Q2. Is step 1 always necessary or can one start from active learning directly?

A2. If one looks at the workflow figure in the tutorial, it mentions training a preliminary MTP from the initial training data and use it to run the active learning MD (not DFT MD). DFT is employed only when missing geometries are found and needed to be added to the training data. So, we want to make sure that this preliminary MTP is already good enough to sample the equilibrium around the crystal geometries. This is where step 1 helps us immensely and becomes necessary.

Q3. This question is bout the fitting parameter options in step 2, snippet3. Is there some way to guess these options for particular system - for example cutoff radii (check if they have any sense) without actually finishing step 2.

A3. In snippet 3, there are three blocks. The constant term block is parameter free. Keywords in non-linear optimization block are also mostly universal. System specific keywords are in the MTP training block. Outer radii can be chosen based on the radial distribution function of the system and how many coordination shells you would like to include in the atomic description. Basis set size should be chosen based on the complexity of the atomic environment. Our suggestion is to start active learning with a smaller basis set (around 300 functions) and repeat it with increased basis. Step 2 includes computing the initial training geometry and active learning in which the former is the computationally expensive part. Once the initial training data is computed, re-running the script in the same folder will use the already computed initial reference data and only perform active learning part again. The costly step in active learning is the DFT calculation of the missing geometries. So every time you repeat active learning, the active learning candidates from previous run can be added to the initial training data set.

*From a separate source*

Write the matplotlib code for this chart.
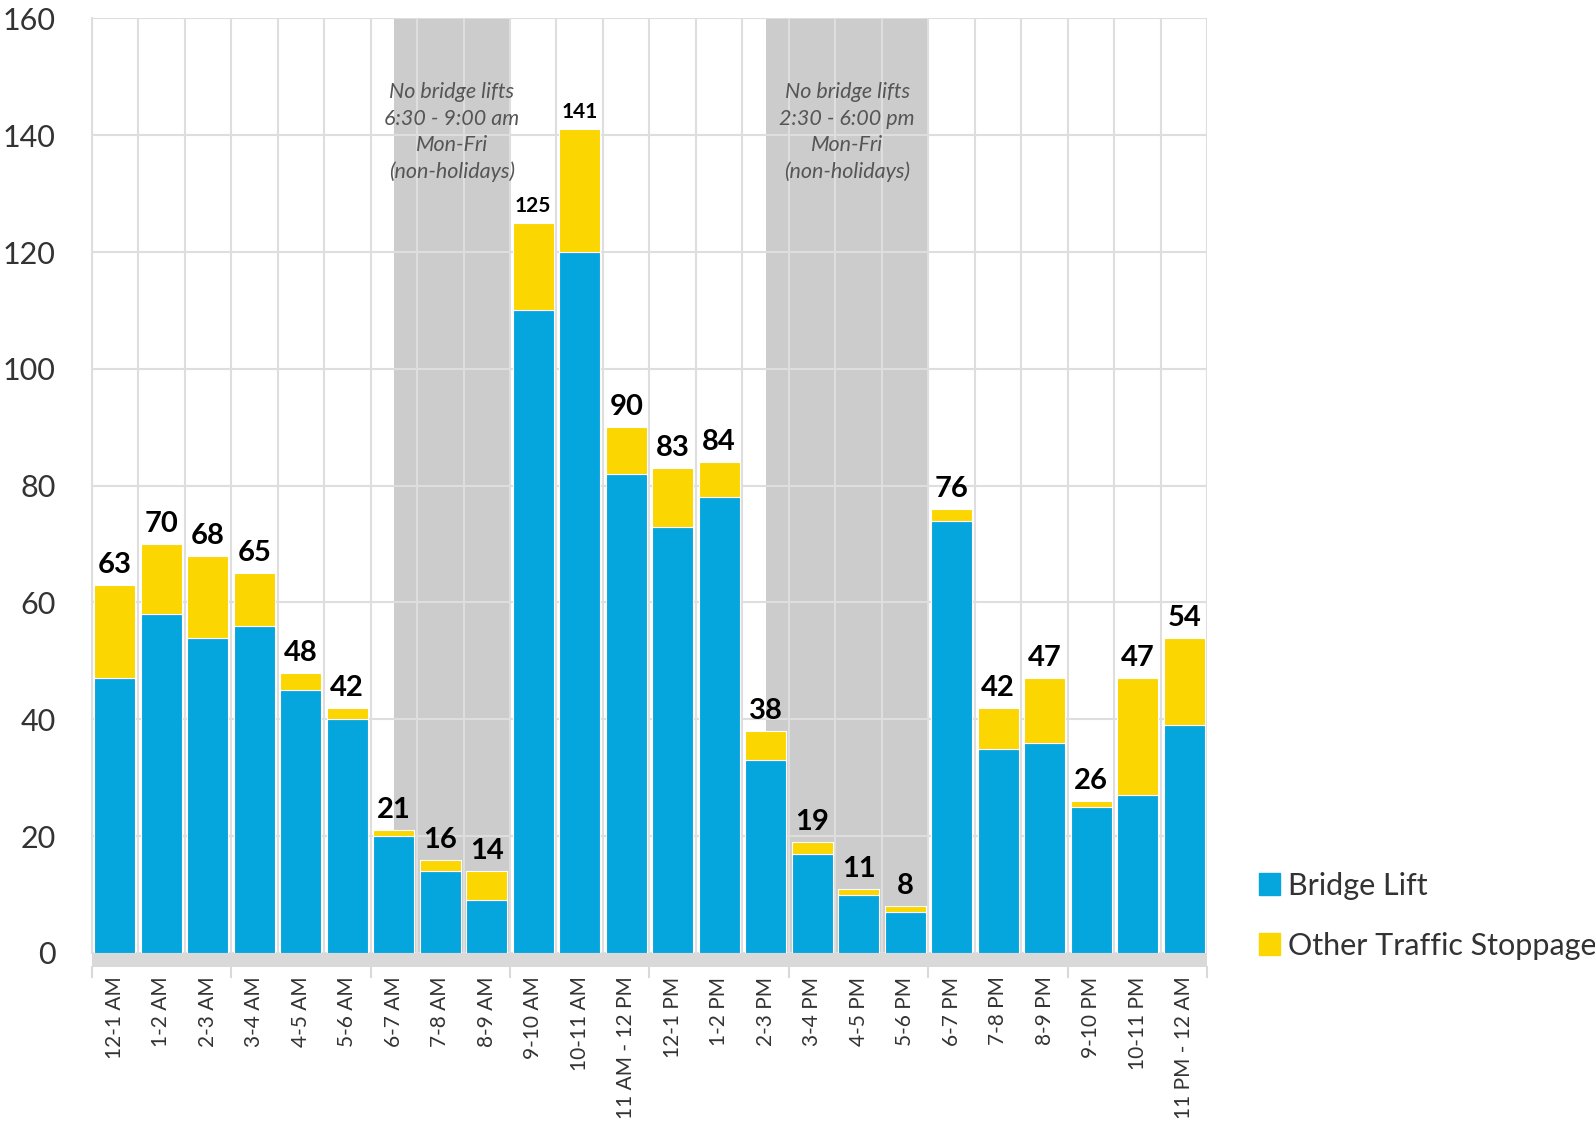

Q5. In the user example for ActiveLearningSimulations in the manual, Hf and O isolated energies are given in the example script but here, in the tutorial, we don’t have them defined. Why is that?

A5. In snippet 3, there is a code block to compute the constant terms, which are the atomic energies of the elements in the system. They are computed automatically before training the preliminary MTP for active learning.

Q6. In step 3, it is said that this may take several hours to get done. Where could one define the parallel options? Would it be possible to do in parallel the steps from the loop?

A6. Yes, one can run the script in step 3 multiple times with different random state while keeping the index in the loop smaller. Then consolidate the results from all the individual log files to find the one with the lowest error.

Q7. Regarding the MTP_training.py and MTP_training_best.py, the former contains a loop over random seeds values, while in the second one the value is given. Is the best (lowest RMSE) seed chosen automatically (given somewhere in main output of MTP_training.py) or user need to actually screen all these mtp_fit_mtp_i.log files?

A7. In this example, the best random seed is not found automatically. The output of MTP_training.py (MTP_training.log) contains a list of RMSEs and the corresponding MTP file names at the end of the file. One can choose the .mtp file with the lowest force error and use it for validation MD. So, it is optional to run MTP_training_best.py. However, one can write a print statement (print(i,rand)) in line 34 of the script MTP_training.py to get the values of ‘rand’ printed to the log file.

Q8. This question is about validation MD simulation step. MD.py script contains MTP obtained in the step 3. But on the last two pictures there displayed also results of DFT-MD calculations. So what basis sets were used for the DFT-MD run?

A8. For validation, a short DFT-MD with PBE XC functional and FHI Single Zeta Polarized basis set is performed to get the DFT results.